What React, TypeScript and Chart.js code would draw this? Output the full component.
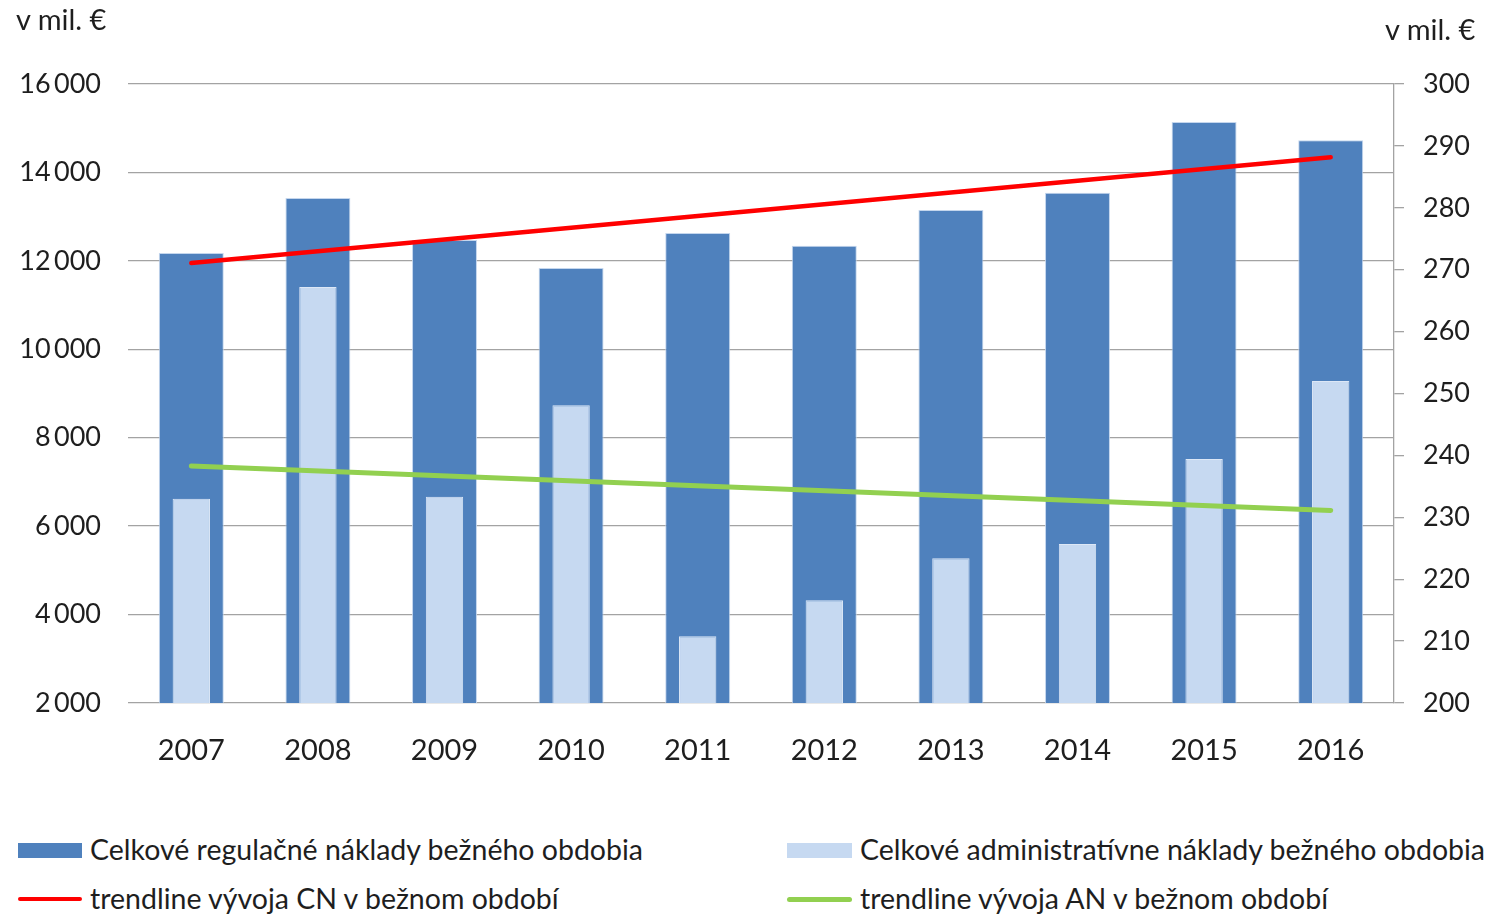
import { useEffect, useRef } from "react";
import { Chart, registerables } from "chart.js";

Chart.register(...registerables);

const years = ["2007", "2008", "2009", "2010", "2011", "2012", "2013", "2014", "2015", "2016"];
const regulatoryCosts = [12180, 13420, 12470, 11840, 12630, 12340, 13150, 13540, 15140, 14730];
const adminCosts = [233.0, 267.2, 233.3, 248.1, 210.8, 216.6, 223.4, 225.7, 239.4, 252.0];
const cnTrend = [11950, null, null, null, null, null, null, null, null, 14345];
const anTrend = [238.3, null, null, null, null, null, null, null, null, 231.1];
const leftTicks = [2000, 4000, 6000, 8000, 10000, 12000, 14000, 16000];
const rightTicks = [200, 210, 220, 230, 240, 250, 260, 270, 280, 290, 300];

const labelRegulatory = "Celkové regulačné náklady bežného obdobia";
const labelAdmin = "Celkové administratívne náklady bežného obdobia";
const labelCnTrend = "trendline vývoja CN v bežnom období";
const labelAnTrend = "trendline vývoja AN v bežnom období";
const unitLabel = "v mil. €";

const FONT = "Lato, 'Open Sans', sans-serif";
const TEXT = "#1e1e1e";
const GRID = "#a3a3a3";

function fmt(v: number): string {
  return String(v).replace(/\B(?=(\d{3})+(?!\d))/g, "\u2009");
}

export default function App() {
  const ref = useRef<HTMLCanvasElement | null>(null);

  useEffect(() => {
    if (!ref.current) return;
    const chart = new Chart(ref.current, {
      type: "bar",
      data: {
        labels: years,
        datasets: [
          {
            type: "line",
            label: labelCnTrend,
            data: cnTrend,
            yAxisID: "y",
            borderColor: "#FF0000",
            borderWidth: 4.5,
            pointRadius: 0,
            spanGaps: true,
            borderCapStyle: "round",
            order: 0,
          } as any,
          {
            type: "line",
            label: labelAnTrend,
            data: anTrend,
            yAxisID: "y2",
            borderColor: "#92D050",
            borderWidth: 5,
            pointRadius: 0,
            spanGaps: true,
            borderCapStyle: "round",
            order: 1,
          } as any,
          {
            label: labelAdmin,
            data: adminCosts,
            yAxisID: "y2",
            backgroundColor: "#C6D9F1",
            borderColor: "rgba(235,242,252,0.9)",
            borderWidth: 1,
            grouped: false,
            categoryPercentage: 1,
            barPercentage: 0.295,
            order: 2,
          } as any,
          {
            label: labelRegulatory,
            data: regulatoryCosts,
            yAxisID: "y",
            backgroundColor: "#4F81BD",
            borderColor: "rgba(190,210,235,0.9)",
            borderWidth: 1,
            grouped: false,
            categoryPercentage: 1,
            barPercentage: 0.513,
            order: 3,
          } as any,
        ],
      },
      options: {
        animation: false,
        responsive: false,
        layout: { padding: { top: 84, left: 0, right: 0, bottom: 0 } },
        plugins: {
          legend: { display: false },
          tooltip: { enabled: false },
        },
        scales: {
          x: {
            grid: { display: false },
            border: { display: false },
            ticks: {
              font: { family: FONT, size: 29 },
              color: TEXT,
              padding: 22,
              maxRotation: 0,
              autoSkip: false,
            },
            afterFit: (s: any) => {
              s.height = 97;
            },
          },
          y: {
            position: "left",
            min: 2000,
            max: 16000,
            afterBuildTicks: (s: any) => {
              s.ticks = leftTicks.map((v) => ({ value: v }));
            },
            ticks: {
              font: { family: FONT, size: 27 },
              color: TEXT,
              padding: 27,
              callback: (v: any) => fmt(Number(v)),
            },
            grid: { color: GRID, lineWidth: 1.3, drawTicks: false },
            border: { display: false },
            afterFit: (s: any) => {
              s.width = 128;
            },
          },
          y2: {
            position: "right",
            min: 200,
            max: 300,
            afterBuildTicks: (s: any) => {
              s.ticks = rightTicks.map((v) => ({ value: v }));
            },
            ticks: {
              font: { family: FONT, size: 27 },
              color: TEXT,
              padding: 19,
              callback: (v: any) => String(v),
            },
            grid: {
              drawOnChartArea: false,
              drawTicks: true,
              tickLength: 10,
              color: GRID,
              lineWidth: 1.3,
            },
            border: { display: true, color: GRID, width: 1.3 },
            afterFit: (s: any) => {
              s.width = 99;
            },
          },
        },
      } as any,
    });
    return () => chart.destroy();
  }, []);

  const textStyle: React.CSSProperties = {
    position: "absolute",
    fontFamily: FONT,
    fontSize: 28.5,
    lineHeight: "32px",
    color: TEXT,
    whiteSpace: "nowrap",
  };

  return (
    <div
      style={{
        position: "fixed",
        left: 0,
        top: 0,
        width: 1493,
        height: 915,
        background: "#fff",
        overflow: "hidden",
      }}
    >
      <canvas ref={ref} width={1493} height={800} style={{ display: "block" }} />
      <div style={{ ...textStyle, fontSize: 29, left: 16, top: 3 }}>{unitLabel}</div>
      <div style={{ ...textStyle, fontSize: 29, left: 1385, top: 13 }}>{unitLabel}</div>

      <div style={{ position: "absolute", left: 18, top: 843, width: 64, height: 15, background: "#4F81BD" }} />
      <div style={{ ...textStyle, left: 90, top: 833 }}>{labelRegulatory}</div>

      <div style={{ position: "absolute", left: 787, top: 843, width: 65, height: 15, background: "#C6D9F1" }} />
      <div style={{ ...textStyle, left: 860, top: 833 }}>{labelAdmin}</div>

      <div style={{ position: "absolute", left: 18, top: 897, width: 64, height: 4, background: "#FF0000", borderRadius: 2 }} />
      <div style={{ ...textStyle, left: 90, top: 882 }}>{labelCnTrend}</div>

      <div style={{ position: "absolute", left: 787, top: 897, width: 65, height: 5, background: "#92D050", borderRadius: 3 }} />
      <div style={{ ...textStyle, left: 860, top: 882 }}>{labelAnTrend}</div>
    </div>
  );
}
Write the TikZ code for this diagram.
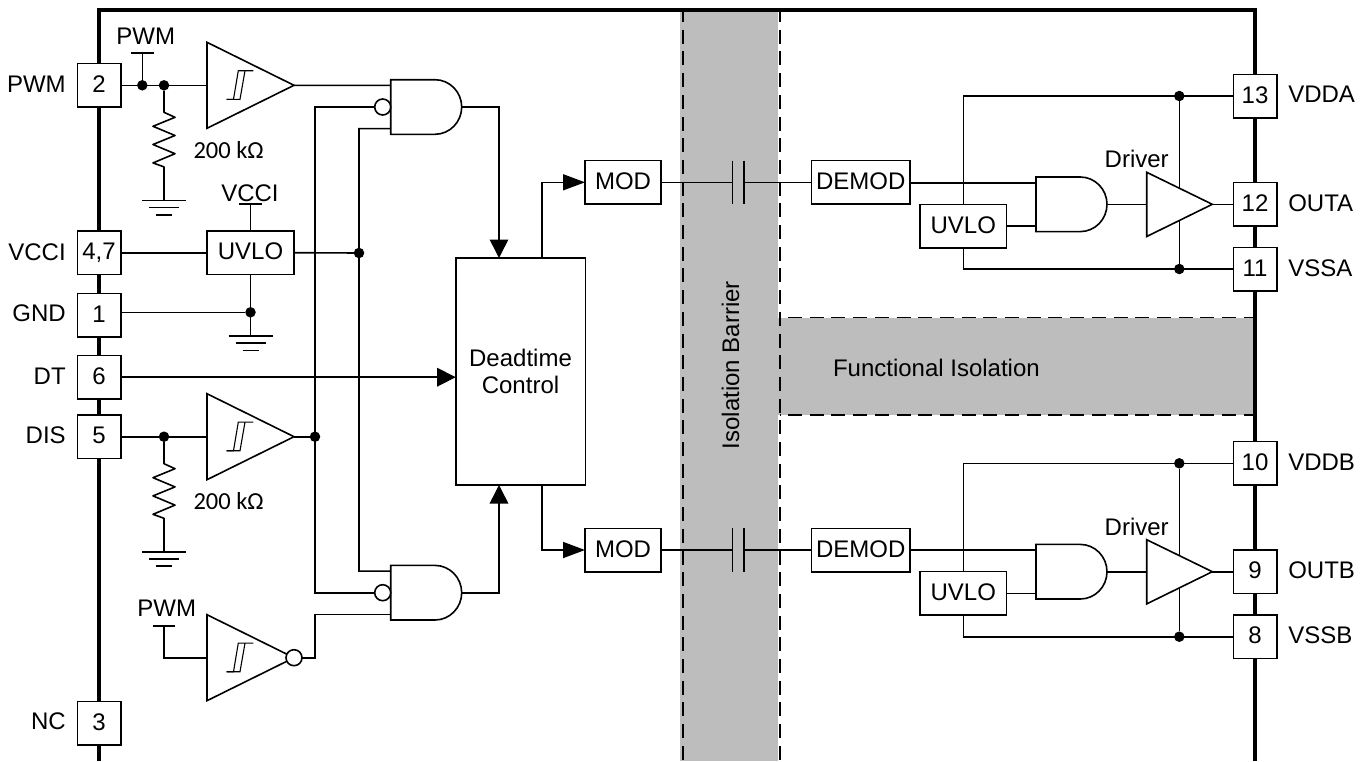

□ □ □ □

■ **Task objective**:
Write out all the entries again, word for word, and print no images.

■ **Task solution**:
What React, TypeScript and Chart.js code would draw this? Output the full component.
import { useEffect, useRef } from "react";
import { Chart, registerables } from "chart.js";

Chart.register(...registerables);

const years = ["2007", "2008", "2009", "2010", "2011", "2012", "2013", "2014", "2015", "2016"];
const regulatoryCosts = [12180, 13420, 12470, 11840, 12630, 12340, 13150, 13540, 15140, 14730];
const adminCosts = [233.0, 267.2, 233.3, 248.1, 210.8, 216.6, 223.4, 225.7, 239.4, 252.0];
const cnTrend = [11950, null, null, null, null, null, null, null, null, 14345];
const anTrend = [238.3, null, null, null, null, null, null, null, null, 231.1];
const leftTicks = [2000, 4000, 6000, 8000, 10000, 12000, 14000, 16000];
const rightTicks = [200, 210, 220, 230, 240, 250, 260, 270, 280, 290, 300];

const labelRegulatory = "Celkové regulačné náklady bežného obdobia";
const labelAdmin = "Celkové administratívne náklady bežného obdobia";
const labelCnTrend = "trendline vývoja CN v bežnom období";
const labelAnTrend = "trendline vývoja AN v bežnom období";
const unitLabel = "v mil. €";

const FONT = "Lato, 'Open Sans', sans-serif";
const TEXT = "#1e1e1e";
const GRID = "#a3a3a3";

function fmt(v: number): string {
  return String(v).replace(/\B(?=(\d{3})+(?!\d))/g, "\u2009");
}

export default function App() {
  const ref = useRef<HTMLCanvasElement | null>(null);

  useEffect(() => {
    if (!ref.current) return;
    const chart = new Chart(ref.current, {
      type: "bar",
      data: {
        labels: years,
        datasets: [
          {
            type: "line",
            label: labelCnTrend,
            data: cnTrend,
            yAxisID: "y",
            borderColor: "#FF0000",
            borderWidth: 4.5,
            pointRadius: 0,
            spanGaps: true,
            borderCapStyle: "round",
            order: 0,
          } as any,
          {
            type: "line",
            label: labelAnTrend,
            data: anTrend,
            yAxisID: "y2",
            borderColor: "#92D050",
            borderWidth: 5,
            pointRadius: 0,
            spanGaps: true,
            borderCapStyle: "round",
            order: 1,
          } as any,
          {
            label: labelAdmin,
            data: adminCosts,
            yAxisID: "y2",
            backgroundColor: "#C6D9F1",
            borderColor: "rgba(235,242,252,0.9)",
            borderWidth: 1,
            grouped: false,
            categoryPercentage: 1,
            barPercentage: 0.295,
            order: 2,
          } as any,
          {
            label: labelRegulatory,
            data: regulatoryCosts,
            yAxisID: "y",
            backgroundColor: "#4F81BD",
            borderColor: "rgba(190,210,235,0.9)",
            borderWidth: 1,
            grouped: false,
            categoryPercentage: 1,
            barPercentage: 0.513,
            order: 3,
          } as any,
        ],
      },
      options: {
        animation: false,
        responsive: false,
        layout: { padding: { top: 84, left: 0, right: 0, bottom: 0 } },
        plugins: {
          legend: { display: false },
          tooltip: { enabled: false },
        },
        scales: {
          x: {
            grid: { display: false },
            border: { display: false },
            ticks: {
              font: { family: FONT, size: 29 },
              color: TEXT,
              padding: 22,
              maxRotation: 0,
              autoSkip: false,
            },
            afterFit: (s: any) => {
              s.height = 97;
            },
          },
          y: {
            position: "left",
            min: 2000,
            max: 16000,
            afterBuildTicks: (s: any) => {
              s.ticks = leftTicks.map((v) => ({ value: v }));
            },
            ticks: {
              font: { family: FONT, size: 27 },
              color: TEXT,
              padding: 27,
              callback: (v: any) => fmt(Number(v)),
            },
            grid: { color: GRID, lineWidth: 1.3, drawTicks: false },
            border: { display: false },
            afterFit: (s: any) => {
              s.width = 128;
            },
          },
          y2: {
            position: "right",
            min: 200,
            max: 300,
            afterBuildTicks: (s: any) => {
              s.ticks = rightTicks.map((v) => ({ value: v }));
            },
            ticks: {
              font: { family: FONT, size: 27 },
              color: TEXT,
              padding: 19,
              callback: (v: any) => String(v),
            },
            grid: {
              drawOnChartArea: false,
              drawTicks: true,
              tickLength: 10,
              color: GRID,
              lineWidth: 1.3,
            },
            border: { display: true, color: GRID, width: 1.3 },
            afterFit: (s: any) => {
              s.width = 99;
            },
          },
        },
      } as any,
    });
    return () => chart.destroy();
  }, []);

  const textStyle: React.CSSProperties = {
    position: "absolute",
    fontFamily: FONT,
    fontSize: 28.5,
    lineHeight: "32px",
    color: TEXT,
    whiteSpace: "nowrap",
  };

  return (
    <div
      style={{
        position: "fixed",
        left: 0,
        top: 0,
        width: 1493,
        height: 915,
        background: "#fff",
        overflow: "hidden",
      }}
    >
      <canvas ref={ref} width={1493} height={800} style={{ display: "block" }} />
      <div style={{ ...textStyle, fontSize: 29, left: 16, top: 3 }}>{unitLabel}</div>
      <div style={{ ...textStyle, fontSize: 29, left: 1385, top: 13 }}>{unitLabel}</div>

      <div style={{ position: "absolute", left: 18, top: 843, width: 64, height: 15, background: "#4F81BD" }} />
      <div style={{ ...textStyle, left: 90, top: 833 }}>{labelRegulatory}</div>

      <div style={{ position: "absolute", left: 787, top: 843, width: 65, height: 15, background: "#C6D9F1" }} />
      <div style={{ ...textStyle, left: 860, top: 833 }}>{labelAdmin}</div>

      <div style={{ position: "absolute", left: 18, top: 897, width: 64, height: 4, background: "#FF0000", borderRadius: 2 }} />
      <div style={{ ...textStyle, left: 90, top: 882 }}>{labelCnTrend}</div>

      <div style={{ position: "absolute", left: 787, top: 897, width: 65, height: 5, background: "#92D050", borderRadius: 3 }} />
      <div style={{ ...textStyle, left: 860, top: 882 }}>{labelAnTrend}</div>
    </div>
  );
}
Write the TikZ code for this diagram.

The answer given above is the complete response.